Наверное, это обстоятельство и позволило приспособить плиту для дела непотребного, иначе набожные бабушки, жившие в этом доме, рассмотрели бы крест и не стали вытирать об него ноги.
Хочется же верить в благородство перевоплотившихся комсомолок тридцатых годов…
В одиночку поднять и унести плиту не удалось, весу в ней было центнера полтора, не меньше. Повозившись, я нашёл отверстия по углам (когда-то плита привинчивалась к стене), пропустил через них проволоку и уволок надгробие за дровяники, где и оставил в присыпанных снегом лопухах до завтра. Однако наутро кража обнаружилась. Две бабушки, мать и дочь, два божьих одуванчика, по моим следам плиту отыскали и, ругая хулиганов, стоная и охая, вернули её на место. Тогда я кликнул Кольку Конакова из розыска, человека, к истории неравнодушного, договорился, чтоб он приехал в форме и изъял надгробие. Тот явился на милицейском мотоцикле, настращал бабушек, мы погрузили плиту в коляску и повезли в музей. Странно, но надгробие не взяли, сказали, запасники и так забиты — пройти невозможно, выставить в экспозицию не разрешат, этот старец известен, как мракобес, да и вообще, наша плита исторической ценности не представляет.

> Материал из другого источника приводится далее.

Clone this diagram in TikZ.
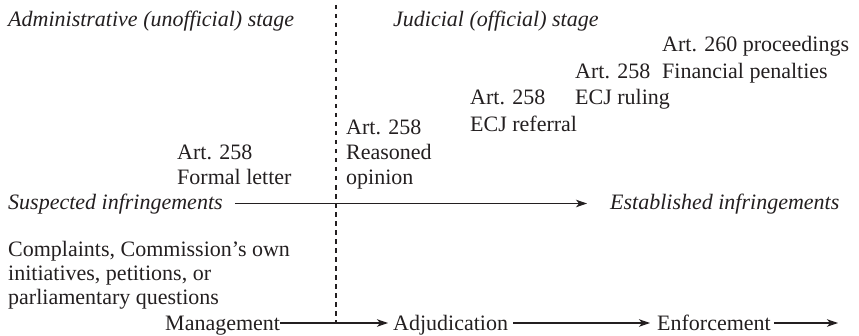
\documentclass[tikz,border=0pt]{standalone}
\usepackage{fontspec}
\setmainfont{Liberation Serif}
\usetikzlibrary{arrows.meta,positioning}
\definecolor{ink}{RGB}{35,31,32}

\begin{document}
\begin{tikzpicture}[
x=1pt, y=1pt,
txt/.style={anchor=base west, inner sep=0pt, text=ink, font=\fontsize{22}{26}\selectfont},
stg/.style={txt, font=\fontsize{22}{26}\selectfont\itshape},
flow/.style={draw=ink, line width=1.1pt, -{Stealth[length=11pt,width=7.5pt,inset=3pt]}},
divider/.style={draw=ink, line width=1.2pt, dash pattern=on 4.5pt off 4.5pt}
]
\useasboundingbox (0,0) rectangle (859,335);
%Nodes
\node[stg]  (adm)      at (8,308)    {Administrative (unofficial) stage};
\node[stg]  (jud)      at (393,308)  {Judicial (official) stage};
\node[txt]  (a260)     at (662,283)  {Art. 260 proceedings};
\node[txt]  (fin)      at ([yshift=-26.5pt]a260.base west)  {Financial penalties};
\node[txt]  (a258r)    at (575,256.5) {Art. 258};
\node[txt]  (ruling)   at ([yshift=-26.5pt]a258r.base west) {ECJ ruling};
\node[txt]  (a258e)    at (470,230)  {Art. 258};
\node[txt]  (referral) at ([yshift=-26.5pt]a258e.base west) {ECJ referral};
\node[txt]  (a258o)    at (346,200)  {Art. 258};
\node[txt]  (reasoned) at ([yshift=-25pt]a258o.base west) {Reasoned};
\node[txt]  (opinion)  at ([yshift=-25pt]reasoned.base west) {opinion};
\node[txt]  (a258f)    at (177,175)  {Art. 258};
\node[txt]  (formal)   at ([yshift=-25pt]a258f.base west) {Formal letter};
\node[stg]  (suspect)  at (8,125)    {Suspected infringements};
\node[stg]  (establ)   at (610,125)  {Established infringements};
\node[txt]  (compl)    at (8,79)     {Complaints, Commission’s own};
\node[txt]  (initiat)  at ([yshift=-24pt]compl.base west)   {initiatives, petitions, or};
\node[txt]  (parlq)    at ([yshift=-24pt]initiat.base west) {parliamentary questions};
\node[txt]  (manag)    at (165,5)    {Management};
\node[txt]  (adjud)    at (393,5)    {Adjudication};
\node[txt]  (enforc)   at (657,5)    {Enforcement};
\coordinate (endflow)  at (838,12);
\coordinate (divtop)   at (336,330);
\coordinate (divbot)   at (336,12);
%Lines
\draw[divider] (divtop) -- (divbot);
\draw[flow] ([xshift=12pt,yshift=6.5pt]suspect.base east) -- ([xshift=-23pt,yshift=6.5pt]establ.base west);
\draw[flow] ([yshift=7pt]manag.base east) -- ([xshift=-5pt,yshift=7pt]adjud.base west);
\draw[flow] ([xshift=5pt,yshift=7pt]adjud.base east) -- ([xshift=-7pt,yshift=7pt]enforc.base west);
\draw[flow] ([xshift=3pt,yshift=7pt]enforc.base east) -- (endflow);
\end{tikzpicture}
\end{document}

И ездили мы с Колькой ещё часа три по городу, предлагая плиту и краеведам, и Обществу охраны памятников истории и культуры; даже на историко-филологический факультет родного университета завернули — не берут! Хоть бабушкам возвращай, чтоб и дальше ноги вытирали.

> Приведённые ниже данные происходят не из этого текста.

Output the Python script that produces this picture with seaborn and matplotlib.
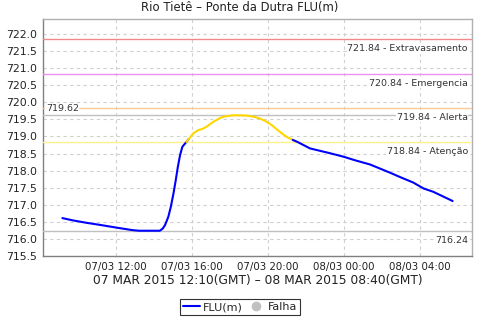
import matplotlib
matplotlib.use("Agg")
import numpy as np
import pandas as pd
import seaborn as sns
import matplotlib.pyplot as plt
from matplotlib.lines import Line2D

# ---- data (hours since 07/03 00:00 local, river level in m) ----
hours = [9.17, 9.75, 10.46, 11.16, 12.03, 12.83, 13.2, 14.3, 14.45, 14.58,
         14.75, 14.88, 15.02, 15.14, 15.25, 15.37, 15.49, 15.70, 15.81, 16.07,
         16.33, 16.55, 16.77, 17.12, 17.5, 17.83, 18.2, 18.53, 18.9, 19.23,
         19.6, 19.93, 20.2, 20.46, 20.75, 20.98, 21.3, 21.55, 22.21, 23.26,
         23.96, 24.6, 25.37, 26.42, 27.0, 27.65, 28.18, 28.7, 29.23, 29.72]
level = [716.61, 716.54, 716.47, 716.41, 716.33, 716.26, 716.24, 716.24, 716.30, 716.41,
         716.65, 716.94, 717.33, 717.72, 718.11, 718.46, 718.70, 718.84, 718.92, 719.09,
         719.19, 719.22, 719.29, 719.43, 719.55, 719.60, 719.62, 719.62, 719.61, 719.58,
         719.52, 719.43, 719.33, 719.21, 719.08, 718.99, 718.90, 718.84, 718.65, 718.51,
         718.41, 718.30, 718.18, 717.94, 717.80, 717.65, 717.48, 717.38, 717.24, 717.11]

thresh_values = [721.84, 720.84, 719.84, 718.84]
thresh_names = ["Extravasamento", "Emergencia", "Alerta", "Atenção"]
thresh_colors = ["#F08A8A", "#EE90EE", "#FFC896", "#FFF08A"]
max_level = 719.62
min_level = 716.24

xtick_pos = [12, 16, 20, 24, 28]
xtick_labels = ["07/03 12:00", "07/03 16:00", "07/03 20:00", "08/03 00:00", "08/03 04:00"]
ytick_vals = list(np.arange(715.5, 722.01, 0.5))

title = "Rio Tietê – Ponte da Dutra FLU(m)"
xlabel = "07 MAR 2015 12:10(GMT) – 08 MAR 2015 08:40(GMT)"

# ---- build segments (blue below attention, yellow above) ----
df = pd.DataFrame({"h": hours, "v": level})
above = df["v"] > 718.84 + 1e-9
seg = []
sid = 0
prev = None
for a in above:
    if prev is not None and a != prev:
        sid += 1
    seg.append(sid)
    prev = a
df["seg"] = seg
df["above"] = above

sns.set_style("white")
plt.rcParams["font.family"] = ["DejaVu Sans"]

fig = plt.figure(figsize=(4.8, 3.2), dpi=100)
ax = fig.add_axes([43/480, 1-256/320, (472-43)/480, (256-19)/320])

for s in sorted(df["seg"].unique()):
    sub = df[df["seg"] == s]
    idx = list(sub.index)
    if idx[0] > 0:
        idx = [idx[0]-1] + idx
    if idx[-1] < len(df)-1:
        idx = idx + [idx[-1]+1]
    part = df.loc[idx]
    color = "#FFD700" if sub["above"].iloc[0] else "#0000FF"
    sns.lineplot(data=part, x="h", y="v", color=color, lw=1.5, ax=ax,
                 sort=False, estimator=None, zorder=5)

label_kw = dict(fontsize=6.8, color="#333333", zorder=4,
                bbox=dict(facecolor="white", edgecolor="none", pad=0.3))

for val, name, col in zip(thresh_values, thresh_names, thresh_colors):
    ax.axhline(val, color=col, lw=1, zorder=3)
    ax.annotate(f"{val:.2f} - {name}", xy=(1, val), xycoords=ax.get_yaxis_transform(),
                xytext=(-3, -3.5), textcoords="offset points", ha="right", va="top",
                **label_kw)
ax.axhline(max_level, color="#C0C0C0", lw=1, zorder=3)
ax.annotate(f"{max_level:.2f}", xy=(0, max_level), xycoords=ax.get_yaxis_transform(),
            xytext=(2, 1.5), textcoords="offset points", ha="left", va="bottom",
            **label_kw)
ax.axhline(min_level, color="#C0C0C0", lw=1, zorder=3)
ax.annotate(f"{min_level:.2f}", xy=(1, min_level), xycoords=ax.get_yaxis_transform(),
            xytext=(-3, -3.5), textcoords="offset points", ha="right", va="top",
            **label_kw)

ax.set_xlim(8.15, 30.74)
ax.set_ylim(715.5, 722.44)
ax.set_xticks(xtick_pos)
ax.set_xticklabels(xtick_labels)
ax.set_yticks(ytick_vals)
ax.set_yticklabels([f"{v:.1f}" for v in ytick_vals])
ax.tick_params(axis="both", labelsize=7.8, length=2, width=0.8, color="#808080",
               pad=2, labelcolor="#222222")
ax.tick_params(axis="x", labelsize=7.4)
ax.grid(True, color="#D0D0D0", ls=(0, (3, 3)), lw=0.8)
ax.set_axisbelow(True)
for side in ["left", "bottom"]:
    ax.spines[side].set_color("#808080")
for side in ["top", "right"]:
    ax.spines[side].set_color("#B0B0B0")
for sp in ax.spines.values():
    sp.set_linewidth(1)

ax.set_xlabel(xlabel, fontsize=8.8, color="#222222", labelpad=2)
ax.set_ylabel("")
fig.text(0.5, 1-8/320, title, fontsize=8.4, color="#222222", ha="center", va="center")

handles = [Line2D([0], [0], color="#0000FF", lw=1.5),
           Line2D([0], [0], marker="o", color="none", markerfacecolor="#C0C0C0",
                  markeredgecolor="#C0C0C0", markersize=6)]
leg = fig.legend(handles, ["FLU(m)", "Falha"], loc="center", bbox_to_anchor=(0.5, 1-307/320),
                 ncol=2, fontsize=8, frameon=True, fancybox=False, handlelength=1.5,
                 handletextpad=0.3, columnspacing=0.4, borderpad=0.3, borderaxespad=0)
leg.get_frame().set_edgecolor("black")
leg.get_frame().set_linewidth(0.8)

fig.savefig("out.png", dpi=100)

Потом у нас созрела идея — вернуть надгробие на место, то есть, положить на могилу старца, а чтоб никто не утащил, закопать её в руинах. Мы выгрузили его неподалёку от развалин, спрятали, после чего я под покровом ночи, чтоб никто не видел, разобрал битый кирпич в часовне до пола, под которым где-то находилась могила, положил в яму плиту и зарыл.

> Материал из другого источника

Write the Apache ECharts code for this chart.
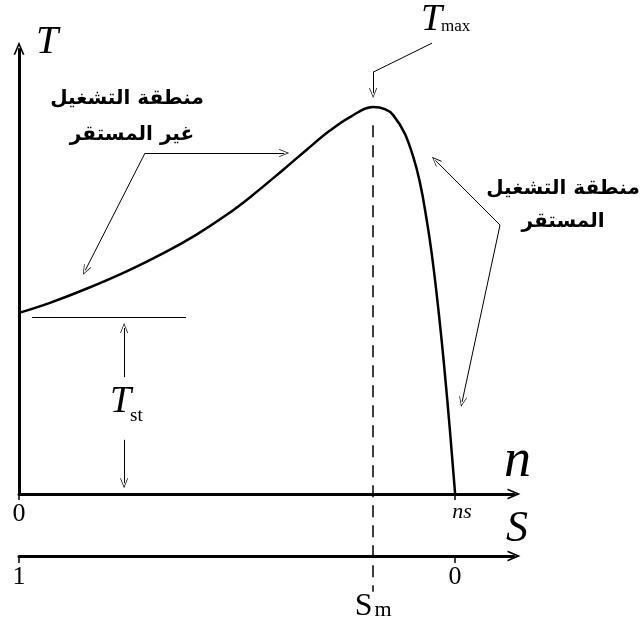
<!DOCTYPE html>
<html>
<head>
<meta charset="utf-8">
<script src="https://cdn.jsdelivr.net/npm/echarts@6/dist/echarts.min.js"></script>
<style>html,body{margin:0;padding:0;background:#fff}#chart{width:642px;height:622px}</style>
</head>
<body>
<div id="chart"></div>
<script>
// torque-speed curve, n scaled so ns = 1, T scaled so Tmax = 1
var speedN  = [0, 0.071, 0.156, 0.248, 0.339, 0.408, 0.477, 0.530, 0.606, 0.661, 0.713, 0.759, 0.812,
               0.858, 0.904, 0.936, 0.961, 0.982, 1.0];
var torqueT = [0.468, 0.494, 0.531, 0.576, 0.627, 0.671, 0.722, 0.767, 0.838, 0.891, 0.939, 0.974, 1.0,
               0.979, 0.871, 0.700, 0.483, 0.243, 0];
var nTicks = [0, 1];
var nTickLabels = ['0', 'ns'];
var sTicks = [1, 0];
var sTickLabels = ['1', '0'];
var slipAtTmax = 0.188;    // Sm
var startTorque = 0.457;   // Tst
var zoneText = ['منطقة التشغيل', 'غير المستقر', 'المستقر'];

var curveData = speedN.map(function (n, i) { return [n, torqueT[i]]; });
var nAtTmax = 1 - slipAtTmax;

var chevron = 'path://M5,0L10,12L8.4,12L5,3.8L1.6,12L0,12Z';
var thinHead = 'path://M5,0L10,12L9.1,12L5,2.2L0.9,12L0,12Z';

function seg(a, b, opts) {
  opts = opts || {};
  return [
    { coord: a, symbol: 'none', lineStyle: { color: '#000', width: opts.width || 1, type: opts.type || 'solid' } },
    { coord: b, symbol: opts.head || 'none', symbolSize: opts.size || [8, 10] }
  ];
}

var serif = 'Liberation Serif';
var arabicFont = 'bold 20px "DejaVu Sans"';
var chart = echarts.init(document.getElementById('chart'));

var option = {
  animation: false,
  backgroundColor: '#fff',
  grid: { left: 19, right: 128, top: 42, bottom: 22, containLabel: false, outerBoundsMode: 'none' },
  xAxis: [
    {
      type: 'value', min: 0, max: 1.135, position: 'bottom', offset: -106,
      axisLine: { onZero: false, symbol: ['none', chevron], symbolSize: [11, 13], lineStyle: { color: '#000', width: 3 } },
      axisTick: { customValues: nTicks, length: 6, lineStyle: { color: '#000', width: 1.5 } },
      axisLabel: {
        customValues: nTicks, margin: 7, color: '#000',
        formatter: function (v) { return v === 0 ? '{a|' + nTickLabels[0] + '}' : '{b|' + nTickLabels[1] + '}'; },
        rich: {
          a: { fontFamily: serif, fontSize: 26, color: '#000' },
          b: { fontFamily: serif, fontStyle: 'italic', fontSize: 22, color: '#000', padding: [0, 0, 0, 14] }
        }
      },
      splitLine: { show: false }
    },
    {
      type: 'value', min: -0.135, max: 1, inverse: true, position: 'bottom', offset: -44,
      axisLine: { onZero: false, symbol: ['none', chevron], symbolSize: [11, 13], lineStyle: { color: '#000', width: 3 } },
      axisTick: { customValues: sTicks, length: 7, lineStyle: { color: '#000', width: 1.5 } },
      axisLabel: {
        customValues: [sTicks[0], slipAtTmax, sTicks[1]], margin: 8, color: '#000',
        formatter: function (v) {
          if (Math.abs(v - slipAtTmax) < 1e-6) return '{s|S}{m|m}';
          return '{a|' + (v === 1 ? sTickLabels[0] : sTickLabels[1]) + '}';
        },
        rich: {
          a: { fontFamily: serif, fontSize: 26, color: '#000' },
          s: { fontFamily: serif, fontSize: 32, color: '#000', padding: [27, 0, 0, 0] },
          m: { fontFamily: serif, fontSize: 22, color: '#000', padding: [33, 0, 0, 2] }
        }
      },
      splitLine: { show: false }
    }
  ],
  yAxis: { type: 'value', min: -0.274, max: 1.168, show: false },
  series: [{
    type: 'line',
    xAxisIndex: 0,
    data: curveData,
    smooth: 0.4,
    showSymbol: false,
    clip: false,
    lineStyle: { color: '#000', width: 2.5 },
    markLine: {
      silent: true,
      animation: false,
      label: { show: false },
      symbol: ['none', 'none'],
      data: [
        seg([0, 0], [0, 1.152], { width: 3, head: chevron, size: [11, 13] }),
        seg([0.030, startTorque], [0.383, startTorque], { width: 1.2 }),
        seg([0.241, 0.302], [0.241, 0.429], { head: thinHead }),
        seg([0.241, 0.140], [0.241, 0.028], { head: thinHead }),
        seg([nAtTmax, 0.953], [nAtTmax, -0.253], { width: 1.5, type: [12, 8] }),
        seg([0.947, 1.165], [nAtTmax, 1.090]),
        seg([nAtTmax, 1.090], [nAtTmax, 1.036], { head: thinHead }),
        seg([0.289, 0.881], [0.608, 0.881], { head: thinHead }),
        seg([0.289, 0.881], [0.152, 0.578], { head: thinHead }),
        seg([1.103, 0.695], [0.955, 0.862], { head: thinHead }),
        seg([1.103, 0.695], [1.016, 0.238], { head: thinHead })
      ]
    }
  }],
  graphic: [
    { type: 'text', left: 36, top: 22, style: { text: 'T', font: 'italic 40px "Liberation Serif"', fill: '#000' } },
    { type: 'text', left: 504, top: 435, style: { text: 'n', font: 'italic 54px "Liberation Serif"', fill: '#000' } },
    { type: 'text', left: 506, top: 507, style: { text: 'S', font: 'italic 44px "Liberation Serif"', fill: '#000' } },
    { type: 'text', left: 421, top: 1, style: { text: 'T', font: 'italic 38px "Liberation Serif"', fill: '#000' } },
    { type: 'text', left: 441, top: 18, style: { text: 'max', font: '17px "Liberation Serif"', fill: '#000' } },
    { type: 'text', left: 110, top: 383, style: { text: 'T', font: 'italic 38px "Liberation Serif"', fill: '#000' } },
    { type: 'text', left: 130, top: 407, style: { text: 'st', font: '19px "Liberation Serif"', fill: '#000' } },
    { type: 'text', x: 127, y: 99, style: { text: zoneText[0], font: arabicFont, fill: '#000', align: 'center', verticalAlign: 'middle' } },
    { type: 'text', x: 132, y: 135, style: { text: zoneText[1], font: arabicFont, fill: '#000', align: 'center', verticalAlign: 'middle' } },
    { type: 'text', x: 563, y: 189, style: { text: zoneText[0], font: arabicFont, fill: '#000', align: 'center', verticalAlign: 'middle' } },
    { type: 'text', x: 563, y: 222, style: { text: zoneText[2], font: arabicFont, fill: '#000', align: 'center', verticalAlign: 'middle' } }
  ]
};
chart.setOption(option);
</script>
</body>
</html>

И с того момента я заболел думами о блаженном старце. Он воистину был чистым, святым, потому что возле праха его и раньше работалось очень хорошо, и на душе было светло, а тут образ Фёдора Кузьмича захватил все мои мысли. Что же должен был пережить, что увидеть и познать император, победивший самого Наполеона, покоривший Европу, чтоб вдруг отказаться от власти, славы и обрести иную жизнь, перейти в некое непознанное состояние странствующего ясновидящего старца? Что это?
Знание того, что в стране зреет заговор декабристов, предательство дворянской братии? Или исполнение обета?
Своеобразное искупление смертного греха — отца-то своего Павла убил, и если не собственноручно табакеркой ударил, то с его ведома или вовсе по наущению сгубили родителя, что ещё хуже. А если жизнь его — повиновение року? И как на престол взошёл, и в каком образе умер? Почему плакал брат его, Николай, после встречи? Что сказал ему «воскресший» государь? Что напророчил? Не судьбу ли империи?
Мысль написать роман об Александре I, точнее, о его иной жизни, возникла спонтанно — сама судьба подводила, носом тыкала, вот он же, его прах, перед тобой!
И это ли не рок?
Ещё не опомнившись от «Горы Солнца» и никуда её не определив, я кинулся в университетскую научную библиотеку и выбрался оттуда через полтора месяца окончательно зачумлённый. Вопросов появилось ещё больше. Но многие ответы я уже «видел» в будущем романе. Например, уже мог объяснить непонятные действия Александра I к концу царствования, его попечительскую заботу о духоборах, которых гоняли и казнили все государи, а будущий блаженный старец вдруг даёт им земли в Крыму на Молочных Водах и ездит к ним в гости. Православный государь благоволит к сектантам, восславляющим хлеб и соль и имеющим весьма слабое отношение к христианству. Божий помазанник вступает в некие отношения с теми самыми духоборами, которые рубят иконы, разрушают храмы (не в прямом смысле), и которых потом ещё один радетель, Лев Толстой, вывез в Канаду.